I can agree with the notion of "unless it's stated as a port, there's no reason to believe it is a port," if you only look at the way a game is announced as your basis for determination. If this trailer had dropped and said "releasing 2019," then I would fully expect a new game as well. But you can't look exclusively at the way a trailer is framed to determine whether it's a game or not, which leads us into the marketing points.
I can fully agree with smaller titles that often having difficulty maintaining interest over long spans of development time, especially Warriors. But even titles like Xenoblade give themselves generally at least a year to market before releasing in the hopes they can build up interest, and the same generally applies to Nintendo's larger/well recognized IPs. Mario Odyssey, Breath of the Wild, Metroid Prime 4, Fire Emblem 16, all announced well before their release. In the latter two cases, Nintendo went out of their way to announce the game's existence before even a CGI trailer was available. The only consistent exception I can think of is series that release new installments so frequently it would be next to impossible to advertise the next game with the same run time that games like Smash have had in the past without infringing on the advertising territory of the previous title. Kirby and Pokemon tend to fall into this category, and it's worth noting that even Pokemon may be moving towards a more long term focused advertisement scheme for their Switch game, which, again, Nintendo went out of their way to tell us was coming before a trailer was even ready.
I won't say that there are no examples of big name Nintendo titles announcing themselves very soon to release; Splatoon 2 comes to mind as the most prominent example, but they're so few and far between and such a departure from how Smash has handled itself in the past it makes me very skeptical that this is an entirely new game.

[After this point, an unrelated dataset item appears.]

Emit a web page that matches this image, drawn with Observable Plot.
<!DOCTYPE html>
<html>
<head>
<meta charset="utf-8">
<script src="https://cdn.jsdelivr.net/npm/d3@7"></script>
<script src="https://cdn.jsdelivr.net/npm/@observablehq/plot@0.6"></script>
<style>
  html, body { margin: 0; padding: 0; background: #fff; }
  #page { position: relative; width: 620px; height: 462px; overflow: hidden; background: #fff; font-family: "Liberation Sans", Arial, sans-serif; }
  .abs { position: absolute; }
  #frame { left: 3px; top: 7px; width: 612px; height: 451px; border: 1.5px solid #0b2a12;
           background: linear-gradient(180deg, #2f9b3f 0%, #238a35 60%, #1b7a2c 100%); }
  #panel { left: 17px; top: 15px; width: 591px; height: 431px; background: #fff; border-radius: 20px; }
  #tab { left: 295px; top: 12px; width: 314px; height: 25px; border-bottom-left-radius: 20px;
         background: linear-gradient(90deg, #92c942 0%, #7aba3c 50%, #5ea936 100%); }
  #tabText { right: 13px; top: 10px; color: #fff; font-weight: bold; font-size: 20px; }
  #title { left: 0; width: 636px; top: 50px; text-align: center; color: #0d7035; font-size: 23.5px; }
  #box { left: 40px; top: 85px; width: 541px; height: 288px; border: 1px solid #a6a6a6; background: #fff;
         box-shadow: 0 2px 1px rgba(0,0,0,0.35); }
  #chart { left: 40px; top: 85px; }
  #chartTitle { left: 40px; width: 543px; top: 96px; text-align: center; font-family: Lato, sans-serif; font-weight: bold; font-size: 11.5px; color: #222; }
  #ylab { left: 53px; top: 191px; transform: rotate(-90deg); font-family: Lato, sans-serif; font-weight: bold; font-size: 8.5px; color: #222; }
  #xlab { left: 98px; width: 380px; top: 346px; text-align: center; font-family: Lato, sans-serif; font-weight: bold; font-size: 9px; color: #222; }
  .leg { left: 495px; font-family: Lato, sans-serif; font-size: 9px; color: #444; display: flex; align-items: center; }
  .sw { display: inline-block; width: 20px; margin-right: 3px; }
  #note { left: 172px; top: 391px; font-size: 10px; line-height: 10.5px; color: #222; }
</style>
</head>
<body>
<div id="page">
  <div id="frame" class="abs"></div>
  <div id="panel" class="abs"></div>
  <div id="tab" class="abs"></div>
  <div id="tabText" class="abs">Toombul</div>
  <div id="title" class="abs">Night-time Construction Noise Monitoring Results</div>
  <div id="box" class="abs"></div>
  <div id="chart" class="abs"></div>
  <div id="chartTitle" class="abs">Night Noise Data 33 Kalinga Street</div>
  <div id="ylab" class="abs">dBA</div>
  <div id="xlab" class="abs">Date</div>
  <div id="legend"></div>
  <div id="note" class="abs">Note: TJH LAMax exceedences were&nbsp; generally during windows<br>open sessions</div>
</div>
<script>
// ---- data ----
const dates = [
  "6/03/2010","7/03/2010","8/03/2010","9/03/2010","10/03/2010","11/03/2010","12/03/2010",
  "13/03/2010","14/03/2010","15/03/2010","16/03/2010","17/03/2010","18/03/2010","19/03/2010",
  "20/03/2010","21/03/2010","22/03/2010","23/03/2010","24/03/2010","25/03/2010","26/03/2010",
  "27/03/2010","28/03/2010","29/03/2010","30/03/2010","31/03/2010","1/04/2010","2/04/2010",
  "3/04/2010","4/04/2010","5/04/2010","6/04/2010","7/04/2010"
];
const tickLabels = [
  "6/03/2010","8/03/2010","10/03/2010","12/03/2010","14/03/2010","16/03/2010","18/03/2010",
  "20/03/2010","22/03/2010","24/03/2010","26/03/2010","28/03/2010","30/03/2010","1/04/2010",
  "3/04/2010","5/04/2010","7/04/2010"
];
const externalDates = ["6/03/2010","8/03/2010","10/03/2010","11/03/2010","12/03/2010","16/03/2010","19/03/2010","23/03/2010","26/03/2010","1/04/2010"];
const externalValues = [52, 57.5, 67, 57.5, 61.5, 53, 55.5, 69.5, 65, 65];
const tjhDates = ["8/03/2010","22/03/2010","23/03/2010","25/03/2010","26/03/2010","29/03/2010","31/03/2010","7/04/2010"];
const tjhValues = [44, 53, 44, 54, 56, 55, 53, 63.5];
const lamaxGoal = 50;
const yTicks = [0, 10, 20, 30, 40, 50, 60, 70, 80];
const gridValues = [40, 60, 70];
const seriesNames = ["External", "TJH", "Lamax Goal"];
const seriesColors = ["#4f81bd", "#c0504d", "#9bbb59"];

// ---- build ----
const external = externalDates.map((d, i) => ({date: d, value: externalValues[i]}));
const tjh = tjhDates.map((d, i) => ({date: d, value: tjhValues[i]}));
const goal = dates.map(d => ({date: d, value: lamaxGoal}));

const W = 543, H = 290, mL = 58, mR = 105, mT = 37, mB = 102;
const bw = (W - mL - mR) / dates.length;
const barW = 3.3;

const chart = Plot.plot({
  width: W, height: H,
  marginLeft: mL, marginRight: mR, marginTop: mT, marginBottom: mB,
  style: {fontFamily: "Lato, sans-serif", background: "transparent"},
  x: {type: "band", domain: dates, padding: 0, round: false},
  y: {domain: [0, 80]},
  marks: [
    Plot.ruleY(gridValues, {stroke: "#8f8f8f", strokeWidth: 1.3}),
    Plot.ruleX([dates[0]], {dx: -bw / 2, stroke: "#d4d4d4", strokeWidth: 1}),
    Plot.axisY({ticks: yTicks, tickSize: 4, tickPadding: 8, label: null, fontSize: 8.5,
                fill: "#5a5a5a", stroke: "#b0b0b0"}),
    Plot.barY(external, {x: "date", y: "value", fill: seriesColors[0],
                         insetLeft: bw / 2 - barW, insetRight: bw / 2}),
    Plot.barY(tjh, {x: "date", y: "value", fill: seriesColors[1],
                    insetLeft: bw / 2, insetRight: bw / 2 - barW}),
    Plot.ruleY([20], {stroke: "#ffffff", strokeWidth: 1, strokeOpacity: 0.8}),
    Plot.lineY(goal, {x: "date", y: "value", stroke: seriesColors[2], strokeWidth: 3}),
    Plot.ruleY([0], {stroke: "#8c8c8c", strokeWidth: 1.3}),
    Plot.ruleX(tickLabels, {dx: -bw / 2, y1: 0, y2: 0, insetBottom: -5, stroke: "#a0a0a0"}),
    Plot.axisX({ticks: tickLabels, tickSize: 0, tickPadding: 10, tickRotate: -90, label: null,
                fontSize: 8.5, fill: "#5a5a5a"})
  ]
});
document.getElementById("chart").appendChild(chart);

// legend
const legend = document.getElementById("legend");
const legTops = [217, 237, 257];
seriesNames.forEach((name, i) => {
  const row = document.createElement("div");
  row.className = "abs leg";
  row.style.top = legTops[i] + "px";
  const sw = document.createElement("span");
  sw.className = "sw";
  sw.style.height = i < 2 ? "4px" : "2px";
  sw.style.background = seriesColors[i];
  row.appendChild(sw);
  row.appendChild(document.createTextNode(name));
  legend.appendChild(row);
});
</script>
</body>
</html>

Finally, the idea of Smash distracting. In 2006, Nintendo had Twilight Princess, Metroid Prime 3, Super Mario Galaxy, and Smash Bros. Brawl all announced with trailers shown at the same time, and every single game sold quite well. This year, they had Super Mario Odyssey, Metroid Prime 4, Pokemon Switch, Fire Emblem 16, and Splatoon 2 all announced at the same time. If Nintendo's particularly concerned about the idea of overshadowing smaller games, they certainly haven't shown it in the past.